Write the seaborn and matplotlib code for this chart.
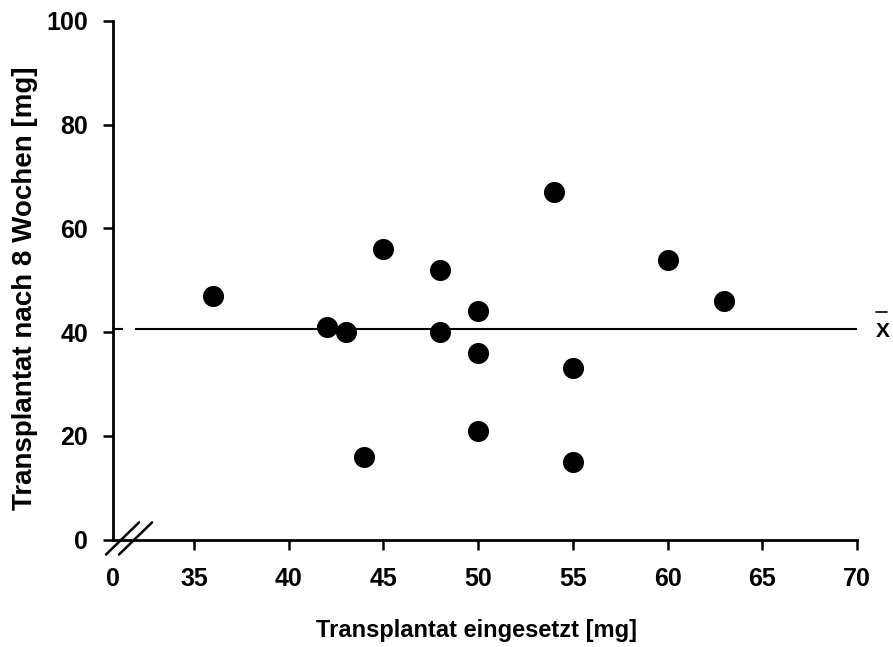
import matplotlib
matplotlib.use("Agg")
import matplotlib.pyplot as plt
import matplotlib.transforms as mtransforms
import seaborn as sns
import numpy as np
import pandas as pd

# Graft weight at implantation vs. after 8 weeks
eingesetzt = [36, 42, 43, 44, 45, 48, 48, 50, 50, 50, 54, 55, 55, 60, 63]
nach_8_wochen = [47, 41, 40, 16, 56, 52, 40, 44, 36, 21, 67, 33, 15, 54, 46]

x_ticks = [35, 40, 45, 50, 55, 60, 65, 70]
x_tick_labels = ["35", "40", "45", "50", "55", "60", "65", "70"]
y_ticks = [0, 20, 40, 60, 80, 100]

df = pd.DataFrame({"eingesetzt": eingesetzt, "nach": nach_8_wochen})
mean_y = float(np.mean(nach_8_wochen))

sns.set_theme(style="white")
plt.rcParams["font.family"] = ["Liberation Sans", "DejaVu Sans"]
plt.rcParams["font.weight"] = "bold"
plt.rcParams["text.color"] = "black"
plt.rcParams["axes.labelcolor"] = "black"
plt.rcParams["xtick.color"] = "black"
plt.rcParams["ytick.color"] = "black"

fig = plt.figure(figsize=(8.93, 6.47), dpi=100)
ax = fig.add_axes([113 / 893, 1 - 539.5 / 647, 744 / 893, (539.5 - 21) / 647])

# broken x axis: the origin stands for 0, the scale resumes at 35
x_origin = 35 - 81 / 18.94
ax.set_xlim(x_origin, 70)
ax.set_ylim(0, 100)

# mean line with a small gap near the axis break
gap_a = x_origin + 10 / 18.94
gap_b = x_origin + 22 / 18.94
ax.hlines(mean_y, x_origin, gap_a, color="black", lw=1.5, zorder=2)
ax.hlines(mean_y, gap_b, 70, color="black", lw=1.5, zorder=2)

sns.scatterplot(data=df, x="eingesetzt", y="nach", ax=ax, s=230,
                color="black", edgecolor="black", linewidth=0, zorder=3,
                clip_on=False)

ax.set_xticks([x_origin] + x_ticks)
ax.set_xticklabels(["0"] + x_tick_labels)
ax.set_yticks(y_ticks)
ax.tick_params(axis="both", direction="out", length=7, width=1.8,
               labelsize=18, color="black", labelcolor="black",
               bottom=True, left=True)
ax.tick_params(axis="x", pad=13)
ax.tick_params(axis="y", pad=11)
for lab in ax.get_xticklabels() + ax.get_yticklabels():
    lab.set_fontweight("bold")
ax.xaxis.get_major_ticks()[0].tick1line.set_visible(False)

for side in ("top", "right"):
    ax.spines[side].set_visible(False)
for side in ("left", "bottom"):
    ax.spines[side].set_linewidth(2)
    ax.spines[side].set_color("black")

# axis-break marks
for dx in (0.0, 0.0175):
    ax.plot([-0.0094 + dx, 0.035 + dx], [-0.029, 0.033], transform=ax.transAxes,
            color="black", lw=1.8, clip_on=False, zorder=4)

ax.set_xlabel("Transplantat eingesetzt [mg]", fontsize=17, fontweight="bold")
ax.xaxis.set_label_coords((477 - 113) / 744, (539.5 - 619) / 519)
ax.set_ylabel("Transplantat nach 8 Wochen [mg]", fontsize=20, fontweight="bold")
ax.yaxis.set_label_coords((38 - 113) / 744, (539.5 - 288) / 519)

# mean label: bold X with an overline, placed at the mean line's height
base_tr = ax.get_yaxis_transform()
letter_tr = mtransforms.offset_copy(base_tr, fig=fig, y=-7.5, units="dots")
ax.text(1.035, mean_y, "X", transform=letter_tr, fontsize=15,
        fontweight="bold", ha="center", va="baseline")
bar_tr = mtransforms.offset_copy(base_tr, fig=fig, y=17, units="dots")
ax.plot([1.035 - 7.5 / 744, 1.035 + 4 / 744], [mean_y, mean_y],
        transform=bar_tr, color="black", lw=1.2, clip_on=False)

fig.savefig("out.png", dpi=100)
====================
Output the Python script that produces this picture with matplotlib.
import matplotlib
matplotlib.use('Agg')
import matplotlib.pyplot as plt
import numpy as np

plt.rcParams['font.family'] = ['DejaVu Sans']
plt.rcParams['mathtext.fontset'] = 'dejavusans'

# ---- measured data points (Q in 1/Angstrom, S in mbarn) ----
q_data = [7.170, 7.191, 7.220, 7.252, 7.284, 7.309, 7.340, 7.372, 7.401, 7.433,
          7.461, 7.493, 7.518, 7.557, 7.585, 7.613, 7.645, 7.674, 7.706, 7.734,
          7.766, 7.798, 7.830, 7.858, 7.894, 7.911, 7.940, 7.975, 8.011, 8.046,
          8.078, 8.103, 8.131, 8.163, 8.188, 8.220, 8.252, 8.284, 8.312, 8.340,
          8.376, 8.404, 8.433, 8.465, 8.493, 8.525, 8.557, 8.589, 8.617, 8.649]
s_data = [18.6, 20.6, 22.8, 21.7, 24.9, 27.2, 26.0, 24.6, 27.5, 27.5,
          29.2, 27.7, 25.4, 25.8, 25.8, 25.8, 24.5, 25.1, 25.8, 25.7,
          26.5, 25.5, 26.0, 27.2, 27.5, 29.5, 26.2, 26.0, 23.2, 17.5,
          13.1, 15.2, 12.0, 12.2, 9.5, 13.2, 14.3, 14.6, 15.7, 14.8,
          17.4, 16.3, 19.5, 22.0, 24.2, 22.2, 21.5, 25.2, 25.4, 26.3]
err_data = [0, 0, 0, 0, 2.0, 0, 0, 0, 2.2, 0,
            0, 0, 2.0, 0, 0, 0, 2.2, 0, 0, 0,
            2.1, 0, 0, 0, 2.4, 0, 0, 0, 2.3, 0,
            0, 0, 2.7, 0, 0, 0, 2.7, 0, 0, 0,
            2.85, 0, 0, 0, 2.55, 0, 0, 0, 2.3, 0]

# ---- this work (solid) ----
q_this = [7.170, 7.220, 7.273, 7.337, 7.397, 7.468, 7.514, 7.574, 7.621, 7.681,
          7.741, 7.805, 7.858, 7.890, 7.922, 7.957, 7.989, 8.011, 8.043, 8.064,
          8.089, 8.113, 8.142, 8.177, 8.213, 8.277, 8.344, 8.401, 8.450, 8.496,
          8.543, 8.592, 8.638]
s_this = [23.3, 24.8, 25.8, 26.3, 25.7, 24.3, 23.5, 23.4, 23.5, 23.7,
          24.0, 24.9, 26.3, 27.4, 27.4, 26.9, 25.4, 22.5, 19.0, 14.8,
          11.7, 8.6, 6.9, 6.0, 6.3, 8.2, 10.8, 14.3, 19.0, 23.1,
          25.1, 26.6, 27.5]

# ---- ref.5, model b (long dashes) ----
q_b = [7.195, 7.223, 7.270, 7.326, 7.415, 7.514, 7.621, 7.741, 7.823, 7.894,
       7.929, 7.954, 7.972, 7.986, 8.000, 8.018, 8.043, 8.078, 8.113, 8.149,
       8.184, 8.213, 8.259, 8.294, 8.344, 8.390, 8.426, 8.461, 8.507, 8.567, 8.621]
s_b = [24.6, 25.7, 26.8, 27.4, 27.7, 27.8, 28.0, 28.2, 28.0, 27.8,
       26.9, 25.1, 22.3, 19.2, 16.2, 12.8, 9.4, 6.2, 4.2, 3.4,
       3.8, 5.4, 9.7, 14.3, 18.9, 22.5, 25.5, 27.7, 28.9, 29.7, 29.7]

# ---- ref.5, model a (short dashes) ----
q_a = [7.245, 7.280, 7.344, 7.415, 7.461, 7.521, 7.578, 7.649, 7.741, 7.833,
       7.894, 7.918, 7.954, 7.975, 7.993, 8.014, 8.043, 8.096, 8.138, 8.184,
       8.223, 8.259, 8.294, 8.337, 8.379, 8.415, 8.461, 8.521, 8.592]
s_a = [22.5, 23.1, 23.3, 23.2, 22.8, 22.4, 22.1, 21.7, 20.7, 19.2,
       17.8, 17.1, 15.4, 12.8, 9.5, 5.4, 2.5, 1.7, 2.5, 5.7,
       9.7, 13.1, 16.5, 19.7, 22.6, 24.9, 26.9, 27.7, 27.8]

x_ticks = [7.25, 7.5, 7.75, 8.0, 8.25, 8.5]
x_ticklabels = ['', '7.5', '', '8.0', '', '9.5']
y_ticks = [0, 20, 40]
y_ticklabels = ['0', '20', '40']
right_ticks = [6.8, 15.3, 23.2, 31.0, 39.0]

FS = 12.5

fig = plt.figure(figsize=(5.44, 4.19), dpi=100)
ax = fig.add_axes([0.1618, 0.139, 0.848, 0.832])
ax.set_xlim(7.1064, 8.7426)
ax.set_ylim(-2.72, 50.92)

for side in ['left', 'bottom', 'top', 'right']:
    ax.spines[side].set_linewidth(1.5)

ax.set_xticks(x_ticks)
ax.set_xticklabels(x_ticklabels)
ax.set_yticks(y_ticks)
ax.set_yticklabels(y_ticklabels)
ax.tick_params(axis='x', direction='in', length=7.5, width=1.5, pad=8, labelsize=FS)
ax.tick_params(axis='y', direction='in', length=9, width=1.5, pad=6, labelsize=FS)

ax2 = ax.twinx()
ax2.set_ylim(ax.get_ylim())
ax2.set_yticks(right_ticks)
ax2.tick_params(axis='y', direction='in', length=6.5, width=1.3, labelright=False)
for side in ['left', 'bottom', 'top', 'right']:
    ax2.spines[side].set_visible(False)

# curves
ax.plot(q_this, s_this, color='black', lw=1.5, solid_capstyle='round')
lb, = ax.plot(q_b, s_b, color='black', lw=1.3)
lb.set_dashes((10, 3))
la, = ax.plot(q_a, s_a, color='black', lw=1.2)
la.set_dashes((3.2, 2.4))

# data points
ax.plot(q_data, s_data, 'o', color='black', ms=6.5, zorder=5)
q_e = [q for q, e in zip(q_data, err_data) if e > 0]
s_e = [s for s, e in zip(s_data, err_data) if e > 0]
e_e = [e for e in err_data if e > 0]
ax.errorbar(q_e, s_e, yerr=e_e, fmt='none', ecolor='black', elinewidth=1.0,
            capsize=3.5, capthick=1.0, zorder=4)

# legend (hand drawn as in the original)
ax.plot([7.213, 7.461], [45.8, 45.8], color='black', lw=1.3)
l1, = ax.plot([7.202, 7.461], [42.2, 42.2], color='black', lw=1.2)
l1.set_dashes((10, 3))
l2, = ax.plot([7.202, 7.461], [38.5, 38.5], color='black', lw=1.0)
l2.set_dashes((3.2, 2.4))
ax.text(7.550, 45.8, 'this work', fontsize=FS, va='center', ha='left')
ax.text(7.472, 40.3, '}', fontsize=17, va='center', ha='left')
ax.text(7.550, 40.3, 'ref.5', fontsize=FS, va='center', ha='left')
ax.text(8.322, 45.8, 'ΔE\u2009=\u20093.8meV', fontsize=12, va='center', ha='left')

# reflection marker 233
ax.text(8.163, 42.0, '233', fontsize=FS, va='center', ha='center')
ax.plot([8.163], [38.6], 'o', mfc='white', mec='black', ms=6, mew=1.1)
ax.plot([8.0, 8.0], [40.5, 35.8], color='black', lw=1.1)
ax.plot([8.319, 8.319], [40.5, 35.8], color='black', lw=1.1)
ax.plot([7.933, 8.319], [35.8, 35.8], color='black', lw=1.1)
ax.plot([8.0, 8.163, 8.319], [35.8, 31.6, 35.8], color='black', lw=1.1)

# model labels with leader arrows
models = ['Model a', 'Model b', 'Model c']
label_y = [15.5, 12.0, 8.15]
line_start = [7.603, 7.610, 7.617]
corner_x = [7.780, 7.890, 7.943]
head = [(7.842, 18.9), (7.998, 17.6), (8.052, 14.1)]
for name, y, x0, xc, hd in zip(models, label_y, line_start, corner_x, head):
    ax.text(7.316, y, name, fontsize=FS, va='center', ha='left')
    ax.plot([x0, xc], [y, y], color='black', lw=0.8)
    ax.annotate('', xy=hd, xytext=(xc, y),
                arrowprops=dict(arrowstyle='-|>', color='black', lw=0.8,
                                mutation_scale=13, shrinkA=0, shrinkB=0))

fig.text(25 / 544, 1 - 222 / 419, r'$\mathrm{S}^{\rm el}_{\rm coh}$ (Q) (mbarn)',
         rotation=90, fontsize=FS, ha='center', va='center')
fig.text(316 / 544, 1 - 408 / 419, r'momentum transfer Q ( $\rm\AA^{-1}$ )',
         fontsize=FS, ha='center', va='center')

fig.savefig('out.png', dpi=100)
====================
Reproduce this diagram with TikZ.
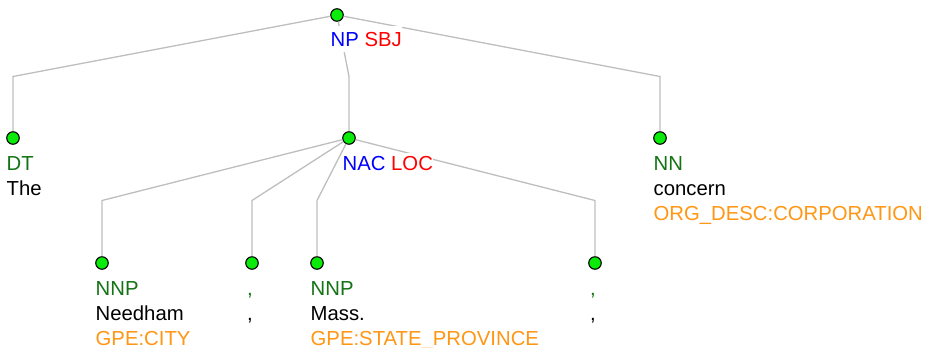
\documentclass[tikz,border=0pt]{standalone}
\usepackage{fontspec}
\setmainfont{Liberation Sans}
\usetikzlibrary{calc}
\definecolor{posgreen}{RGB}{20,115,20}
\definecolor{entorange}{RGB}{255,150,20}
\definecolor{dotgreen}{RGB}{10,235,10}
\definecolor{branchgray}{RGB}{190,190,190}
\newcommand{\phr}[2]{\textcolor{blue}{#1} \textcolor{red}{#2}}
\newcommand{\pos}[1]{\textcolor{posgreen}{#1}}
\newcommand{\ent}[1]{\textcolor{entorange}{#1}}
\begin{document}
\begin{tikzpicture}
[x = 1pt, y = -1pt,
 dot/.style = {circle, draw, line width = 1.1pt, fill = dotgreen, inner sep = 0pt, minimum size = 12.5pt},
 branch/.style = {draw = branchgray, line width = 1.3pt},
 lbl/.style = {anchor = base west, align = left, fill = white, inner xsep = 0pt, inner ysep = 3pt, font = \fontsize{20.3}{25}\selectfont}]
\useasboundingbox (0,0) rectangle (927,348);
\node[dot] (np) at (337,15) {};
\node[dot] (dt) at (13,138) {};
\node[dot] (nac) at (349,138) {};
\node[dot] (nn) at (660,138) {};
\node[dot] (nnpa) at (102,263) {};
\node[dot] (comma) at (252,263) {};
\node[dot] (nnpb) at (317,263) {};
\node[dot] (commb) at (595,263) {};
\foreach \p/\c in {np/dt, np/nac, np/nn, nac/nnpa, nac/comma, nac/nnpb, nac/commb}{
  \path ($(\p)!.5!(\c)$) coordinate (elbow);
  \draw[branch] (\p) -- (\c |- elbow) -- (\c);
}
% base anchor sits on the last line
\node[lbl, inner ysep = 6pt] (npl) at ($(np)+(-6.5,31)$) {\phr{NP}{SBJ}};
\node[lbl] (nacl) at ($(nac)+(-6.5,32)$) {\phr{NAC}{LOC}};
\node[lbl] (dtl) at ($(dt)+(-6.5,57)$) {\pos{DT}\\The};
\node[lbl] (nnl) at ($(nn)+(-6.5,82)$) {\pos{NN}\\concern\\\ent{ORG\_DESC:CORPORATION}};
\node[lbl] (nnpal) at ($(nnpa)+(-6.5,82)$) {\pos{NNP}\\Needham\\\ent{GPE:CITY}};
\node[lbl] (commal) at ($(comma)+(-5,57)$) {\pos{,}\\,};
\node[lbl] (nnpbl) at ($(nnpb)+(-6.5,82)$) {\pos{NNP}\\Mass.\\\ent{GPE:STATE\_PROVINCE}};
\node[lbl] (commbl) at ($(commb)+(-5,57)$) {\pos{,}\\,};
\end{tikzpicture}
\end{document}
====================
» YOUR TASK
Print out, exactly and with nothing added, the lines starting at the line holding "Write the seaborn" and ending at the line holding "15, 54, 46]", minus any pictures.

» WRITTEN RESPONSE
Write the seaborn and matplotlib code for this chart.
import matplotlib
matplotlib.use("Agg")
import matplotlib.pyplot as plt
import matplotlib.transforms as mtransforms
import seaborn as sns
import numpy as np
import pandas as pd

# Graft weight at implantation vs. after 8 weeks
eingesetzt = [36, 42, 43, 44, 45, 48, 48, 50, 50, 50, 54, 55, 55, 60, 63]
nach_8_wochen = [47, 41, 40, 16, 56, 52, 40, 44, 36, 21, 67, 33, 15, 54, 46]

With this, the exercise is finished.